DATA EXTRACT:
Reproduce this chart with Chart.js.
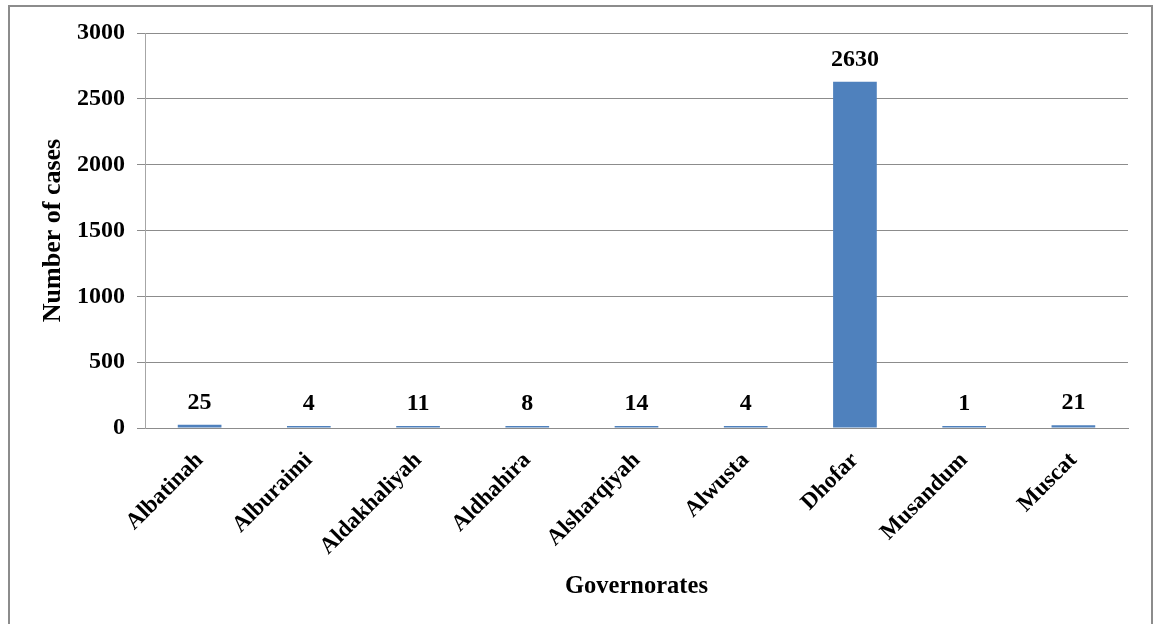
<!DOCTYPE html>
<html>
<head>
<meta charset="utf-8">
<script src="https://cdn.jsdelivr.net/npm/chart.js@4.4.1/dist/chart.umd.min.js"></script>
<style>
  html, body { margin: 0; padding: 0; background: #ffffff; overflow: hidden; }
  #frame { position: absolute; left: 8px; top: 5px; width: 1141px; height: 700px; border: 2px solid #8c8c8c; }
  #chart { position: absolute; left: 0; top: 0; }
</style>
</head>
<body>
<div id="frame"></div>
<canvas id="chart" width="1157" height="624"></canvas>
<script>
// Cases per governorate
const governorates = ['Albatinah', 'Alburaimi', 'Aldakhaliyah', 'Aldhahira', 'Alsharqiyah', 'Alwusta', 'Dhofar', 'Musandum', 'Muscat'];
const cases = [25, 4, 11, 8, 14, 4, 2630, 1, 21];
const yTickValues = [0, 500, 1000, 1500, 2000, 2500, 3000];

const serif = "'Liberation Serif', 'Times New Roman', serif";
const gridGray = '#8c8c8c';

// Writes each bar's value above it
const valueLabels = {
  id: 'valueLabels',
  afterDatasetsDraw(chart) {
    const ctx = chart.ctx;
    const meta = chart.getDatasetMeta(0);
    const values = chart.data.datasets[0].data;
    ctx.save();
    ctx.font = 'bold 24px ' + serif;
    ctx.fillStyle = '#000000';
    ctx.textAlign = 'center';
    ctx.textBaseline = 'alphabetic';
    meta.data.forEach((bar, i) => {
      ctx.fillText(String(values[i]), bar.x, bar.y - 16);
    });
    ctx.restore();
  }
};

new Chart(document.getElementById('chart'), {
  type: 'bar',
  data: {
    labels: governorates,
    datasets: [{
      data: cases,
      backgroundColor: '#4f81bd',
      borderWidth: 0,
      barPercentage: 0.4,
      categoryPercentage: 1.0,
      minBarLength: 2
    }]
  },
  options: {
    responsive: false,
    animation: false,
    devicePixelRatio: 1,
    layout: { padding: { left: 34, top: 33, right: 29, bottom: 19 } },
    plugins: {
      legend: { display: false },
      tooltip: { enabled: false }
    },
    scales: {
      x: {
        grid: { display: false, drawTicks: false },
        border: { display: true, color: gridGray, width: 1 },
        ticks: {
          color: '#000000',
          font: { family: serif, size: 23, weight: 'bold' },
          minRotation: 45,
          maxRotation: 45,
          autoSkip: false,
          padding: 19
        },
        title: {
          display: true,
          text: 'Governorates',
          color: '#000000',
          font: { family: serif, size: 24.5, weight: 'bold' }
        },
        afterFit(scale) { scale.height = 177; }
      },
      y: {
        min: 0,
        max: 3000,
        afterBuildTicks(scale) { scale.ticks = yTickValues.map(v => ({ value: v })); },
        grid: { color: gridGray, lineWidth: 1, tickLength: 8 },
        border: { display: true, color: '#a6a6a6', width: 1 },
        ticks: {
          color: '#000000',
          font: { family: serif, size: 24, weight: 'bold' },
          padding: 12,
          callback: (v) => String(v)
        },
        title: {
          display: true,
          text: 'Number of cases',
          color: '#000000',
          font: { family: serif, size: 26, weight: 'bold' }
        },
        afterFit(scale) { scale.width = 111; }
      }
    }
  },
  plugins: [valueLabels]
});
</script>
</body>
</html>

INSTRUCTIONS FOR THE TASK: Transcribe all of the material exactly, leaving out whatever pictures it contains.

EXPECTED ANSWER:
Reproduce this chart with Chart.js.
<!DOCTYPE html>
<html>
<head>
<meta charset="utf-8">
<script src="https://cdn.jsdelivr.net/npm/chart.js@4.4.1/dist/chart.umd.min.js"></script>
<style>
  html, body { margin: 0; padding: 0; background: #ffffff; overflow: hidden; }
  #frame { position: absolute; left: 8px; top: 5px; width: 1141px; height: 700px; border: 2px solid #8c8c8c; }
  #chart { position: absolute; left: 0; top: 0; }
</style>
</head>
<body>
<div id="frame"></div>
<canvas id="chart" width="1157" height="624"></canvas>
<script>
// Cases per governorate
const governorates = ['Albatinah', 'Alburaimi', 'Aldakhaliyah', 'Aldhahira', 'Alsharqiyah', 'Alwusta', 'Dhofar', 'Musandum', 'Muscat'];
const cases = [25, 4, 11, 8, 14, 4, 2630, 1, 21];
const yTickValues = [0, 500, 1000, 1500, 2000, 2500, 3000];

const serif = "'Liberation Serif', 'Times New Roman', serif";
const gridGray = '#8c8c8c';

// Writes each bar's value above it
const valueLabels = {
  id: 'valueLabels',
  afterDatasetsDraw(chart) {
    const ctx = chart.ctx;
    const meta = chart.getDatasetMeta(0);
    const values = chart.data.datasets[0].data;
    ctx.save();
    ctx.font = 'bold 24px ' + serif;
    ctx.fillStyle = '#000000';
    ctx.textAlign = 'center';
    ctx.textBaseline = 'alphabetic';
    meta.data.forEach((bar, i) => {
      ctx.fillText(String(values[i]), bar.x, bar.y - 16);
    });
    ctx.restore();
  }
};

new Chart(document.getElementById('chart'), {
  type: 'bar',
  data: {
    labels: governorates,
    datasets: [{
      data: cases,
      backgroundColor: '#4f81bd',
      borderWidth: 0,
      barPercentage: 0.4,
      categoryPercentage: 1.0,
      minBarLength: 2
    }]
  },
  options: {
    responsive: false,
    animation: false,
    devicePixelRatio: 1,
    layout: { padding: { left: 34, top: 33, right: 29, bottom: 19 } },
    plugins: {
      legend: { display: false },
      tooltip: { enabled: false }
    },
    scales: {
      x: {
        grid: { display: false, drawTicks: false },
        border: { display: true, color: gridGray, width: 1 },
        ticks: {
          color: '#000000',
          font: { family: serif, size: 23, weight: 'bold' },
          minRotation: 45,
          maxRotation: 45,
          autoSkip: false,
          padding: 19
        },
        title: {
          display: true,
          text: 'Governorates',
          color: '#000000',
          font: { family: serif, size: 24.5, weight: 'bold' }
        },
        afterFit(scale) { scale.height = 177; }
      },
      y: {
        min: 0,
        max: 3000,
        afterBuildTicks(scale) { scale.ticks = yTickValues.map(v => ({ value: v })); },
        grid: { color: gridGray, lineWidth: 1, tickLength: 8 },
        border: { display: true, color: '#a6a6a6', width: 1 },
        ticks: {
          color: '#000000',
          font: { family: serif, size: 24, weight: 'bold' },
          padding: 12,
          callback: (v) => String(v)
        },
        title: {
          display: true,
          text: 'Number of cases',
          color: '#000000',
          font: { family: serif, size: 26, weight: 'bold' }
        },
        afterFit(scale) { scale.width = 111; }
      }
    }
  },
  plugins: [valueLabels]
});
</script>
</body>
</html>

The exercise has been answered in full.